Ports

Port 143: IMAP

Mailbox sync protocol. Plaintext by default unless upgraded with TLS or StartTLS.

Where you will see it: You will see this in scans, firewall rules, vulnerability reports, and service configs. Treat open ports as exposure points and verify the service is expected, hardened, and restricted.

What it is

TCP port 143 is used by IMAP, an email synchronization protocol. A port is a transport layer number used together with an IP address and a protocol such as TCP or UDP to direct traffic to the correct service on a host.

A server process binds a socket to a port and listens, while a client typically chooses an ephemeral source port for outbound connections. The combination of source and destination IP addresses, source and destination ports, and the transport protocol uniquely identifies a flow so the operating system can keep many conversations separate.

Firewalls, NAT, and scanners talk about ports because the destination port is the stable rendezvous point that exposes a service to the network. An IMAP server listens on 143 and clients connect from ephemeral source ports.

After the TCP handshake, the client can upgrade the session to TLS using STARTTLS, then authenticate and synchronize folders and message state such as read flags and deletions. Unlike POP3, IMAP keeps the mailbox on the server and is designed for multiple devices, so clients often fetch headers and only download full bodies when needed.

The practical security detail is that port 143 can start in cleartext unless TLS is enforced, which creates risk if clients send credentials before upgrading. That is why many environments prefer IMAPS on port 993 where encryption is established immediately, and why monitoring for brute force on IMAP ports is common.

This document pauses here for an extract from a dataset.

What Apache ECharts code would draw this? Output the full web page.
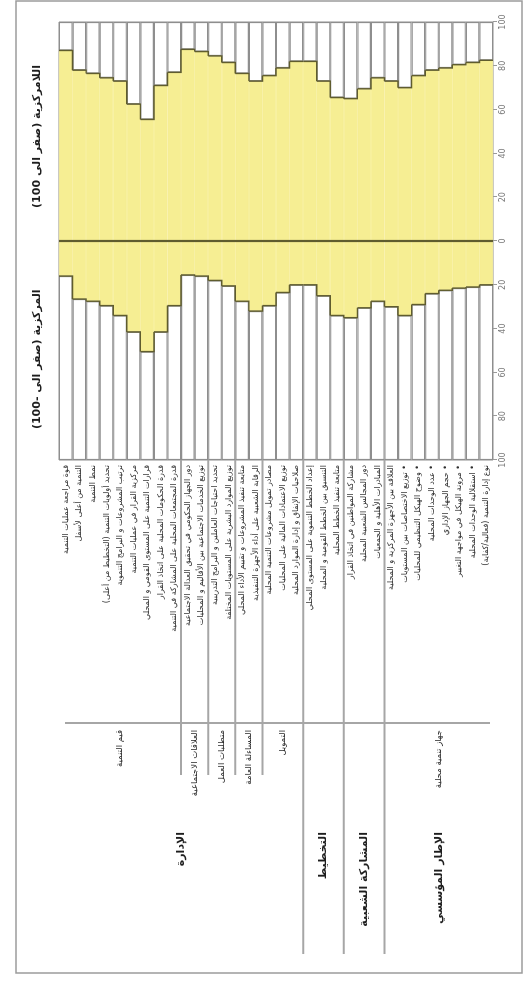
<!DOCTYPE html>
<html>
<head>
<meta charset="utf-8">
<script src="https://cdn.jsdelivr.net/npm/echarts@6/dist/echarts.min.js"></script>
<style>
  html, body { margin: 0; padding: 0; background: #ffffff; overflow: hidden; }
  body { width: 531px; height: 982px; position: relative; }
  /* The page is laid out landscape and turned a quarter turn */
  #sheet {
    position: absolute; left: 0; top: 982px;
    width: 982px; height: 531px;
    transform-origin: 0 0; transform: rotate(-90deg);
    background: #ffffff; direction: rtl;
  }
  #chart { width: 982px; height: 531px; }
</style>
</head>
<body>
<div id="sheet"><div id="chart"></div></div>
<script>
// Items, listed top to bottom
const categories = [
  'قوة مراجعة عمليات التنمية',
  'التنمية من أعلى لأسفل',
  'نمط التنمية',
  'تحديد أولويات التنمية (التخطيط من أعلى)',
  'ترتيب المشروعات و البرامج التنموية',
  'مركزية القرار في عمليات التنمية',
  'قرارات التنمية على المستوى القومي و المحلي',
  'قدرة الحكومات المحلية على اتخاذ القرار',
  'قدرة المجتمعات المحلية على المشاركة في التنمية',
  'دور الجهاز الحكومي في تحقيق العدالة الاجتماعية',
  'توزيع الخدمات الاجتماعية بين الأقاليم و المحليات',
  'تحديد احتياجات العاملين و البرامج التدريبية',
  'توزيع الموارد البشرية على المستويات المختلفة',
  'متابعة تنفيذ المشروعات و تقييم الأداء المحلي',
  'الرقابة الشعبية على أداء الأجهزة التنفيذية',
  'مصادر تمويل مشروعات التنمية المحلية',
  'توزيع الاعتمادات المالية على المحليات',
  'صلاحيات الإنفاق و إدارة الموارد المحلية',
  'إعداد الخطط التنموية على المستوى المحلي',
  'التنسيق بين الخطط القومية و المحلية',
  'متابعة تنفيذ الخطط المحلية',
  'مشاركة المواطنين في اتخاذ القرار',
  'دور المجالس الشعبية المحلية',
  'المبادرات الأهلية و الجمعيات',
  'العلاقة بين الأجهزة المركزية و المحلية',
  '• توزيع الاختصاصات بين المستويات',
  '• وضوح الهيكل التنظيمي للمحليات',
  '• عدد الوحدات المحلية',
  '• حجم الجهاز الإداري',
  '• مرونة الهيكل في مواجهة التغيير',
  '• استقلالية الوحدات المحلية',
  'نوع إدارة التنمية (فعالية/كفاية)'
];

// Decentralisation score (0 to 100), one per item
const decentralization = [87, 78, 76.5, 74.5, 73, 62.5, 55.5, 71, 77, 87.5, 86.5, 84.5, 81.5, 76.5, 73, 75.5,
  79, 82, 82, 73, 65.5, 65, 69.5, 74.5, 73, 70, 75.5, 78, 79, 80.5, 81.5, 82.5];

// Centralisation score (0 to 100), one per item
const centralization = [16, 26.5, 27.5, 29.5, 34, 41.5, 50.5, 41.5, 29.5, 15.5, 16, 18, 20.5, 27.5, 32, 29.5,
  23.5, 20, 20, 25, 34, 35, 30.5, 27.5, 30, 34, 29, 24, 22.5, 21.5, 21, 20];

// Grouping of the items
const subGroupNames = ['قيم التنمية', 'العلاقات الاجتماعية', 'متطلبات العمل', 'المساءلة العامة', 'التمويل', '', '', 'جهاز تنمية محلية'];
const subGroupSizes = [9, 2, 2, 2, 3, 3, 3, 8];
const groupNames = ['الإدارة', 'التخطيط', 'المشاركة الشعبية', 'الإطار المؤسسي'];
const groupSizes = [18, 3, 3, 8];

const axisTitles = ['اللامركزية (صفر الى 100)', 'المركزية (صفر الى -100)'];

const YELLOW = '#f6ee93';
const OUTLINE = '#5f5c2e';
const GRID_GREY = '#8e8e8e';
const FONT = '"DejaVu Sans", sans-serif';

const chart = echarts.init(document.getElementById('chart'), null, { renderer: 'canvas' });

// Step outline along the yellow / white boundary
function stepOutline(values) {
  return values.map((v, i) => [v, i, i + 1 < values.length ? values[i + 1] : NaN]);
}
function renderStep(params, api) {
  const v = api.value(0), i = api.value(1), nv = api.value(2);
  const c = api.coord([v, i]);
  const h = api.size([0, 1])[1];
  const pts = [[c[0], c[1] - h / 2], [c[0], c[1] + h / 2]];
  if (!isNaN(nv)) {
    const c2 = api.coord([nv, i + 1]);
    const yb = (c[1] + c2[1]) / 2;
    pts[1] = [c[0], yb];
    pts.push([c2[0], yb]);
  }
  return {
    type: 'polyline',
    shape: { points: pts },
    style: { stroke: OUTLINE, lineWidth: 1.4, fill: null }
  };
}

const negCentral = centralization.map(v => -v);

const option = {
  backgroundColor: '#ffffff',
  animation: false,
  grid: {
    left: 522, top: 59, width: 438, height: 434,
    show: true, borderColor: GRID_GREY, borderWidth: 1, backgroundColor: 'transparent'
  },
  xAxis: {
    type: 'value', position: 'bottom',
    min: -100, max: 100, interval: 20,
    axisLine: { show: false },
    axisTick: { show: true, length: 4, lineStyle: { color: '#9a9a9a', width: 1 } },
    splitLine: { show: false },
    axisLabel: {
      margin: 6, fontSize: 8, color: '#7a7a7a', fontFamily: FONT,
      formatter: v => String(Math.abs(v))
    }
  },
  yAxis: {
    type: 'category', data: categories, inverse: true, position: 'left',
    axisLine: { show: false }, axisTick: { show: false },
    axisLabel: { margin: 5, fontSize: 8, color: '#2e2e2e', fontFamily: FONT, interval: 0 }
  },
  series: [
    {
      name: 'decentral', type: 'bar', stack: 'all', barCategoryGap: '0%',
      data: decentralization, silent: true,
      itemStyle: { color: YELLOW, borderColor: YELLOW, borderWidth: 0.8 },
      markLine: {
        silent: true, symbol: 'none', label: { show: false },
        lineStyle: { color: OUTLINE, width: 2.2, type: 'solid' },
        data: [{ xAxis: 0 }]
      },
      z: 2
    },
    {
      name: 'decentralRest', type: 'bar', stack: 'all',
      data: decentralization.map(v => 100 - v), silent: true,
      itemStyle: { color: '#ffffff', borderColor: GRID_GREY, borderWidth: 1.1 },
      z: 2
    },
    {
      name: 'central', type: 'bar', stack: 'all',
      data: negCentral, silent: true,
      itemStyle: { color: YELLOW, borderColor: YELLOW, borderWidth: 0.8 },
      z: 2
    },
    {
      name: 'centralRest', type: 'bar', stack: 'all',
      data: centralization.map(v => -(100 - v)), silent: true,
      itemStyle: { color: '#ffffff', borderColor: GRID_GREY, borderWidth: 1.1 },
      z: 2
    },
    {
      type: 'custom', silent: true, z: 5,
      encode: { x: 0, y: 1 },
      data: stepOutline(decentralization),
      renderItem: renderStep
    },
    {
      type: 'custom', silent: true, z: 5,
      encode: { x: 0, y: 1 },
      data: stepOutline(negCentral),
      renderItem: renderStep
    }
  ]
};

chart.setOption(option);

// Frame, titles and group headings placed from the category axis
const c0 = chart.convertToPixel({ yAxisIndex: 0 }, 0);
const c1 = chart.convertToPixel({ yAxisIndex: 0 }, 1);
const band = c1 - c0;
const edge = k => c0 + (k - 0.5) * band;   // boundary above item k

const LINE_GREY = '#a6a6a6';
const plotLeft = 522;
const graphics = [];

graphics.push({
  type: 'rect', silent: true, z: 0,
  shape: { x: 9, y: 16, width: 972, height: 506 },
  style: { fill: 'none', stroke: '#9c9c9c', lineWidth: 1.5 }
});
graphics.push({
  type: 'line', silent: true,
  shape: { x1: 259, y1: edge(0) + 6, x2: 259, y2: edge(categories.length) - 3 },
  style: { stroke: LINE_GREY, lineWidth: 2 }
});

// separators
const topEdges = new Set();
let acc = 0;
groupSizes.forEach(n => { acc += n; topEdges.add(acc); });
acc = 0;
subGroupSizes.forEach((n, gi) => {
  const start = acc;
  acc += n;
  const name = subGroupNames[gi];
  if (name) {
    graphics.push({
      type: 'text', silent: true,
      style: {
        text: name, x: 252, y: (edge(start) + edge(acc)) / 2,
        align: 'right', verticalAlign: 'middle',
        font: '8.5px ' + FONT, fill: '#2a2a2a'
      }
    });
  }
  if (acc < categories.length) {
    const y = edge(acc);
    const isTop = topEdges.has(acc);
    graphics.push({
      type: 'line', silent: true,
      shape: { x1: plotLeft, y1: y, x2: isTop ? 28 : 207, y2: y },
      style: { stroke: LINE_GREY, lineWidth: 2 }
    });
  }
});
acc = 0;
groupSizes.forEach((n, gi) => {
  const start = acc;
  acc += n;
  graphics.push({
    type: 'text', silent: true,
    style: {
      text: groupNames[gi], x: 150, y: (edge(start) + edge(acc)) / 2,
      align: 'right', verticalAlign: 'middle',
      font: 'bold 11px ' + FONT, fill: '#1e1e1e'
    }
  });
});

// value-side titles above each half
const halfRight = chart.convertToPixel({ xAxisIndex: 0 }, 50);
const halfLeft = chart.convertToPixel({ xAxisIndex: 0 }, -54);
graphics.push({
  type: 'text', silent: true,
  style: { text: axisTitles[0], x: halfRight - 5, y: 37, align: 'center', verticalAlign: 'middle',
    font: 'bold 11px ' + FONT, fill: '#1e1e1e' }
});
graphics.push({
  type: 'text', silent: true,
  style: { text: axisTitles[1], x: halfLeft, y: 37, align: 'center', verticalAlign: 'middle',
    font: 'bold 11px ' + FONT, fill: '#1e1e1e' }
});

chart.setOption({ graphic: graphics });
</script>
</body>
</html>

How it works in broad strokes

  1. Client connects and authenticates, then lists folders and message metadata.
  2. Client fetches message bodies on demand and updates flags such as read or deleted.
  3. If STARTTLS is supported and required, the connection upgrades to TLS before credentials are sent.

Concrete example

A mobile mail app uses IMAP to keep inbox state consistent. Each time you mark a message as read, the client sends an IMAP command and the server updates the flag for all devices.

Why it matters

IMAP is common in enterprises and on legacy deployments. From a security perspective, plaintext IMAP is risky, and misconfigured IMAP can be a target for brute force and credential stuffing.

Security angle

  • Prefer IMAPS on 993 or enforce STARTTLS with strong cipher suites.
  • Enable rate limiting and monitor for auth anomalies.
  • Consider modern OAuth based auth where supported by your provider.

Common pitfalls

  • Allowing plaintext auth without enforcing STARTTLS.
  • Assuming IMAP means all mail is safe on the server. Retention still depends on backup and policy.
  • Leaving old clients that do not support modern auth methods.